An Indian team led by commerce and industry minster Piyush Goyal is currently in the US to hammer out the deal. There has been no official word yet on Goyal’s meetings or itinerary in the US.
The pact is crucial for India given that the US is India’s single largest trading partner with annual two-way trade in goods and services worth $190 billion; New Delhi enjoys trade surplus with the world’s largest economy in both goods and services.
A host of Indian industries have already recommended tariff concessions to the US – even zero-for-zero tariff –, as they fear reduced market access to the country when reciprocal tariffs are imposed. On an average India’s tariffs are 4.8 percentage points higher than those maintained by the US, and for farm goods, the gap is much larger.
“The United States is interested in doing a macro, large-scale, broad-based trade agreement with India that takes everything into account and that I think can be done..it will require a different kind of thinking, big thinking,” Lutnick said at India Today Conclave.
Earlier in the day, in a cautious reaction to Trump’s announcement on reciprocal tariffs, a spokesperson of India’s external affairs ministry said the country is looking “at deepening trade ties with the US including by reducing tariff and non-tariff barriers under a bilateral trade agreement.”
During Prime Minister Narendra Modi’s visit to the US last month, both sides announced plans to negotiate a mutually beneficial, multi-sector Bilateral Trade Agreement (BTA). The nature and scope of the agreement were not spelled out in detail then.
“President Trump is thinking about it from the term reciprocal. How you treat us is how we would like to treat you. And I would like to tell you that India has some of the highest tariffs in the world, and that will require a rethinking of the relationship, the special relationship, between India and the United States,” the US commerce secretary said. “Let’s bring India’s tariff policy towards America down, and America will invite India in to have really an extraordinary opportunity and relationship with us, something that America has been pushing for,” Lutnick said.
India has taken a conservative view on negotiating agriculture in trade deals in the past out of the concerns of the livelihood of the small and marginal farmers. “You can’t just say it’s off the table.
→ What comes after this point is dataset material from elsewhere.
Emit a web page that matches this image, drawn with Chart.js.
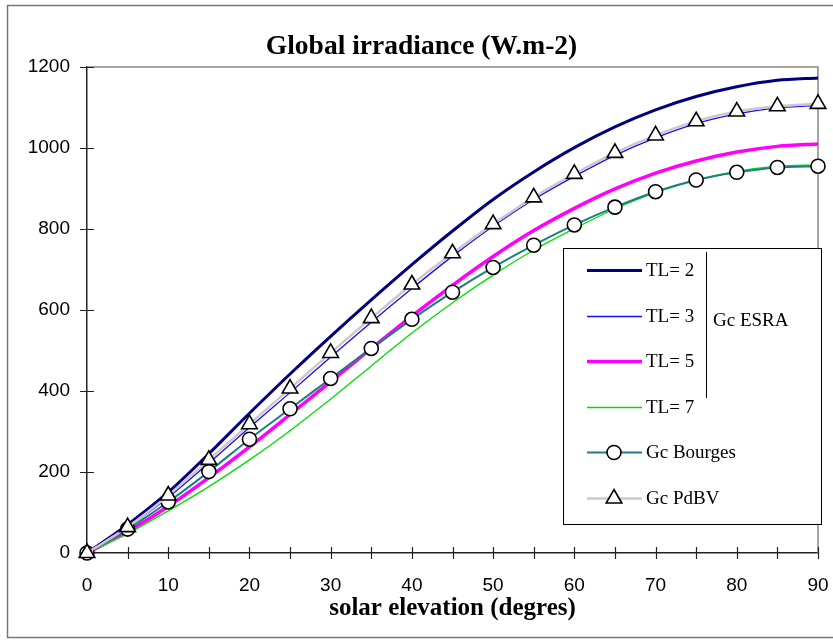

That’s just not an attractive way of doing business. The Indian market for agriculture has to open up,” he said, adding that the opening of the agriculture sector can be calibrated.
“Maybe certain products have quotas, maybe certain products have limits, maybe certain products you do in certain ways, and then we do the same thing on the other side, and we craft an agreement that is sensible between the two of us,” the US commerce secretary said.
Lutnick also said that the US would like India to end the efforts of BRICS countries to try to create a currency to replace the dollar as the economic currency. “These kinds of things don’t create the love and affection that we really deeply feel towards India. We would like those things to end, and we would like trade to be more fair, and we would like to create an incredible and strong and powerful relationship with India going forward.”